The objective is to extract meaningful visual features from these images and store them as embedding vectors. When a new image is submitted as a query, the system compares its embedding against the stored embeddings to identify the most similar products.

Image examples


Modern visual search systems rely on feature embeddings produced by deep neural networks.

Instead of predicting a specific class label, these models learn a dense vector representation of visual characteristics, including:

  • shapes
  • textures
  • colors
  • structural patterns

Images with similar visual properties generate embedding vectors that are close together in high-dimensional space. This allows similarity search to be performed using vector distance metrics.


Feature Extraction Architecture

To generate visual embeddings, I used a pretrained convolutional neural network (VGG16) trained on the ImageNet dataset.

Rather than using the network for classification, I repurposed it as a feature extraction model using transfer learning.

I modified the architecture by replacing the final pooling layer with a Global Average Pooling layer, which converts the final convolutional feature maps into a single 512-dimensional feature vector.

This vector represents the semantic visual characteristics of the image and serves as the embedding used for similarity search.

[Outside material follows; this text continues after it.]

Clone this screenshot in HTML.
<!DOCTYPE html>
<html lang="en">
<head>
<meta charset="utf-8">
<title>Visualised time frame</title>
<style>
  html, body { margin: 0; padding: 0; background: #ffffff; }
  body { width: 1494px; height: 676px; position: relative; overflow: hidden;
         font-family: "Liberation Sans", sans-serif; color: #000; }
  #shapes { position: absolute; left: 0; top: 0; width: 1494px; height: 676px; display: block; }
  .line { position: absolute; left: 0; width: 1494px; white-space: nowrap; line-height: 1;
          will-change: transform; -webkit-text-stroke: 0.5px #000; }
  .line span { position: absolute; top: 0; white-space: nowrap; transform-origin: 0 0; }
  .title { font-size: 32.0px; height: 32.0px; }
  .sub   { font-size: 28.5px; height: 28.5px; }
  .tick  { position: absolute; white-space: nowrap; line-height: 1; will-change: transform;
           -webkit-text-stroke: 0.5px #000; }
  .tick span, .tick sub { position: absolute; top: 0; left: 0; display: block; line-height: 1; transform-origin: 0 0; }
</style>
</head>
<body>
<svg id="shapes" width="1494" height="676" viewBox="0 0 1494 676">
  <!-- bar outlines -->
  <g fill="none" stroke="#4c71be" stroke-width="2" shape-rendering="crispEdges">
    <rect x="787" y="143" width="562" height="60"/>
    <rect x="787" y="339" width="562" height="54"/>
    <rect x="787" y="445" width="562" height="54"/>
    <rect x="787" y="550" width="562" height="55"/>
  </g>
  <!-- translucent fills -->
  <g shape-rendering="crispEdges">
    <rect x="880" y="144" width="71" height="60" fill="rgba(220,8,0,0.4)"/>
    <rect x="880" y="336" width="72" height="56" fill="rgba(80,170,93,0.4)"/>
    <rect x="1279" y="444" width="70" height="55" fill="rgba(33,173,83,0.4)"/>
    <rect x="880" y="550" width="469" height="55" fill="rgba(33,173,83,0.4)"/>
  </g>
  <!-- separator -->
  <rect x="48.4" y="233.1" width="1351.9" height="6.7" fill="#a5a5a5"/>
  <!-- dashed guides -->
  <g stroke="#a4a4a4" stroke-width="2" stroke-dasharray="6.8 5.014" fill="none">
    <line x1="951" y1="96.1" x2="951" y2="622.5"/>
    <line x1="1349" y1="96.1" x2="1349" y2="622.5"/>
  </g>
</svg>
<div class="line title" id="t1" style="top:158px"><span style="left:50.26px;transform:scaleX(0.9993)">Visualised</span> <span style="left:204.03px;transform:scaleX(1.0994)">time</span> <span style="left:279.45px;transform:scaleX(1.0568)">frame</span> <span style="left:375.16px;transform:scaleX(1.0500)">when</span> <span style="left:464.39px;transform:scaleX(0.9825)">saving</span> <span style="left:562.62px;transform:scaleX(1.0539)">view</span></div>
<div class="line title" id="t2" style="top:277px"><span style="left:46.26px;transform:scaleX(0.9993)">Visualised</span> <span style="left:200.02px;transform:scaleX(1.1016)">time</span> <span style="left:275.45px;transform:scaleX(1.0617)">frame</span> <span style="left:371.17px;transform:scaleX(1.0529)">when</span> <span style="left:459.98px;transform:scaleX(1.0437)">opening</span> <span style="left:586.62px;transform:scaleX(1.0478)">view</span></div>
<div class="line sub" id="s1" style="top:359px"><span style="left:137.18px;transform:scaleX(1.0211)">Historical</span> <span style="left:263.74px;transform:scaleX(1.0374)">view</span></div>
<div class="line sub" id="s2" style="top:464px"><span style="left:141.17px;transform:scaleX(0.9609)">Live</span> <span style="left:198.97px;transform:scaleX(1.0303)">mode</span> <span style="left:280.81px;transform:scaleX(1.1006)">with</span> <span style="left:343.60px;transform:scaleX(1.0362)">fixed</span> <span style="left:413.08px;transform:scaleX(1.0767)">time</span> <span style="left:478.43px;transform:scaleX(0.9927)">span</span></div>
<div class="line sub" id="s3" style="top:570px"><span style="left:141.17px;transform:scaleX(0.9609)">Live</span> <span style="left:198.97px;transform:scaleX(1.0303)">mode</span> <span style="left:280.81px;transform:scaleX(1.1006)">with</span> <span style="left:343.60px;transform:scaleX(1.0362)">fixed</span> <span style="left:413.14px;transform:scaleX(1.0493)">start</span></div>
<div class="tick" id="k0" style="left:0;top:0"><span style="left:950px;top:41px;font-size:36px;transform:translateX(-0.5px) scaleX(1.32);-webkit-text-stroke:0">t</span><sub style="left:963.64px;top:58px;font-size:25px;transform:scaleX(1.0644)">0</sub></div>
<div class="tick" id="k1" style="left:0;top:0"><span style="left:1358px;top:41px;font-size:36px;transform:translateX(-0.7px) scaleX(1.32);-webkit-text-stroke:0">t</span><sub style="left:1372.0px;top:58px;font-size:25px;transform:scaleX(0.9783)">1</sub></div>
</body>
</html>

Using transfer learning allowed me to leverage rich visual features learned from over one million images, eliminating the need to train a deep model from scratch.

VGG16 Architecture


Image Preprocessing and Feature Encoding

Before passing images through the neural network, I implemented a preprocessing pipeline that:

  1. Resizes images to 224 × 224 pixels
  2. Converts images into numerical arrays
  3. Adds the batch dimension required by the model
  4. Applies ImageNet normalization preprocessing
  5. Passes the image through the feature extraction model

The output of the model is a 512-dimensional embedding vector that represents the visual characteristics of the image.

I generated embeddings for all product images in the dataset and stored them for later use during search queries.

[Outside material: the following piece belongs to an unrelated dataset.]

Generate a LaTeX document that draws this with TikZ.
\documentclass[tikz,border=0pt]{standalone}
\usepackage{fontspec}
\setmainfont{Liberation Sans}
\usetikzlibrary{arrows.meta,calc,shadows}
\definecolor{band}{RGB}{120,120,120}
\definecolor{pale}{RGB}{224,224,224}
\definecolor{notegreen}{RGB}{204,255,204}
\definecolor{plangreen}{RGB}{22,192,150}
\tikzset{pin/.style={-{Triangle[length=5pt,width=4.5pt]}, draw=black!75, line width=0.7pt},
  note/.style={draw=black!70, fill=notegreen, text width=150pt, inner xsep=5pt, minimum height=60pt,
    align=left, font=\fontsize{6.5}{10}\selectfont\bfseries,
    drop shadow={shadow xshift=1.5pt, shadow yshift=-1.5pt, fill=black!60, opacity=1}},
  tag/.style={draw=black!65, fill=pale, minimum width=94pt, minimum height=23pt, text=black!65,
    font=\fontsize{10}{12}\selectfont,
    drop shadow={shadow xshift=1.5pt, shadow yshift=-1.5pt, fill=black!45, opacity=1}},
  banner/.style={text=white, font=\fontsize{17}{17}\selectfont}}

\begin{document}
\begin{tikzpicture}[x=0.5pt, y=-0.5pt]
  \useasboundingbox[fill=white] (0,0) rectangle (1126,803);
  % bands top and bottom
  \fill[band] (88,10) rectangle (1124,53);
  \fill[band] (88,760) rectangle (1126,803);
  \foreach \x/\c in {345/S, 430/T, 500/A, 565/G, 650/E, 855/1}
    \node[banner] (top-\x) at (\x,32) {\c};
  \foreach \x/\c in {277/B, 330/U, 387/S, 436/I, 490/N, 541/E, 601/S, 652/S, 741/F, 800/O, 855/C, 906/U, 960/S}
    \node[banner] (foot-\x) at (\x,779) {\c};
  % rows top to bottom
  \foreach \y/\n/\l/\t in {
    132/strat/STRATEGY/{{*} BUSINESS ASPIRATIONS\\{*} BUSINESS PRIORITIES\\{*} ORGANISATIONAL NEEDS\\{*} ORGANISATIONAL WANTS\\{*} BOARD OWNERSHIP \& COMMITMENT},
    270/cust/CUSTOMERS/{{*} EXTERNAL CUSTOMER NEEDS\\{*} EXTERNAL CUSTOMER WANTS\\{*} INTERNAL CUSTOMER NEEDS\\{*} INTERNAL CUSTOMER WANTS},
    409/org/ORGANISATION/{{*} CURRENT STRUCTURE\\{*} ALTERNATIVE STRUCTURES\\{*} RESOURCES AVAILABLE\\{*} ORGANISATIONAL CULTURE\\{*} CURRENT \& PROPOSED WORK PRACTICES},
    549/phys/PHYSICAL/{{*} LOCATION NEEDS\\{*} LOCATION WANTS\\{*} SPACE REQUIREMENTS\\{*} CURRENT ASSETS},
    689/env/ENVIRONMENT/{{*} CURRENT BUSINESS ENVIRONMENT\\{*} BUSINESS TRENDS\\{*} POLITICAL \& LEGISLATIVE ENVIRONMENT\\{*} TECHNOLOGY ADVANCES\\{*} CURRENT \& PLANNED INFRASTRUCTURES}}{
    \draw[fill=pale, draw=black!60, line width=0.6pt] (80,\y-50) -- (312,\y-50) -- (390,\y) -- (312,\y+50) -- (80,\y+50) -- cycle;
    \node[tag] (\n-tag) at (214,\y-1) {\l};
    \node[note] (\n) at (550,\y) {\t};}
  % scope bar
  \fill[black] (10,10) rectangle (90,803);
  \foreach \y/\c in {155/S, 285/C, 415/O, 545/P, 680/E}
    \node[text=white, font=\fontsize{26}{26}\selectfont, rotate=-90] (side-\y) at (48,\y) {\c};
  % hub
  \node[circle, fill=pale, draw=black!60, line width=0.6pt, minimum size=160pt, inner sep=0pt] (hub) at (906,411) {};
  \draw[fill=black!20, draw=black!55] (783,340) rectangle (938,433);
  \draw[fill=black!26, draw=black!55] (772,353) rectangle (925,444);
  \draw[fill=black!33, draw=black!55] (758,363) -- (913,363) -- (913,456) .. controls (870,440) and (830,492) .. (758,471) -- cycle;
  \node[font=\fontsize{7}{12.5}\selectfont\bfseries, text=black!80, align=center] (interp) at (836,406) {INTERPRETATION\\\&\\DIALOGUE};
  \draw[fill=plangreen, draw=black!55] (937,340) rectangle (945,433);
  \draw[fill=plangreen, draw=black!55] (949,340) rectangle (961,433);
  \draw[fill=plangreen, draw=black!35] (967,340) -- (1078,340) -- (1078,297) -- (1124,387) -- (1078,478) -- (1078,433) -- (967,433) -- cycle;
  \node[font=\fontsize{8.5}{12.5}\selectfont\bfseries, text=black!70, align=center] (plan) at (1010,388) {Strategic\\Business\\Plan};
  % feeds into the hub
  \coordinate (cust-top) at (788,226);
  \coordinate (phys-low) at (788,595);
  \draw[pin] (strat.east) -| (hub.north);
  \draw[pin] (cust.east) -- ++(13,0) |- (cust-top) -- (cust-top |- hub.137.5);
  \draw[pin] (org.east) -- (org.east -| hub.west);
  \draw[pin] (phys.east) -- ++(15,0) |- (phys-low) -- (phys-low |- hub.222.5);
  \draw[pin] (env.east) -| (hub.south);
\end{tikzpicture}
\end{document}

# image pre-processing function
def preprocess_image(filepath):
    image = load_img(filepath, target_size=(img_width, img_height))
    image = img_to_array(image)
    image = np.expand_dims(image, axis=0)
    image = preprocess_input(image)
    return image

# image featurisation function
def featurise_image(image):
    feature_vector = model.predict(image)
    return feature_vector

Once embeddings were generated, I implemented a vector similarity search pipeline.

When a user uploads a query image:

  1. The system preprocesses the image.
  2. The image is converted into a feature embedding using the same deep learning model.
  3. The embedding is compared against all catalog embeddings.

To measure similarity, I used cosine similarity, which calculates the angular distance between vectors in high-dimensional space. Images with smaller cosine distances are considered more visually similar.

To efficiently retrieve the closest matches, I used a nearest neighbor search algorithm to return the top-K most similar products.


Results and Evaluation

I tested the system using multiple query images from the footwear dataset.

Search Image

Search 1

Search Results

Search Results 1

Search Image

Search 2

Search Results

Search Results 2

In each case, the system successfully retrieved products that were visually similar to the query image in terms of shape, color patterns, design features, and product structure.

Even when background conditions or lighting varied between images, the model was able to capture the underlying visual characteristics of the products.

These results demonstrate that deep learning embeddings can effectively power visual search functionality in product catalogs.


Scaling Considerations and Future Improvements

This implementation was designed as a proof-of-concept prototype, but several improvements would be required for production deployment.

Vector Databases

For large-scale systems with millions of images, embeddings should be stored in vector databases such as FAISS, Pinecone, Milvus, or Elasticsearch vector search. These systems enable sub-second similarity search across massive embedding indexes.

Modern Vision Models

Although VGG16 works well for this prototype, modern systems typically use Vision Transformer–based architectures such as CLIP, ViT, or DINOv2. These models produce higher-quality semantic embeddings and significantly improve retrieval accuracy.

Real-Time Catalog Updates

A production system would require pipelines that generate embeddings for new product images, remove embeddings for out-of-stock products, and continuously update the vector index.

Microservice Architecture

A scalable architecture for visual search could follow this pipeline:

Image Upload
↓
Feature Encoder (Deep Learning Model)
↓
Vector Database
↓
Similarity Search
↓
Product Ranking API

This architecture allows visual search to integrate seamlessly into modern e-commerce recommendation systems.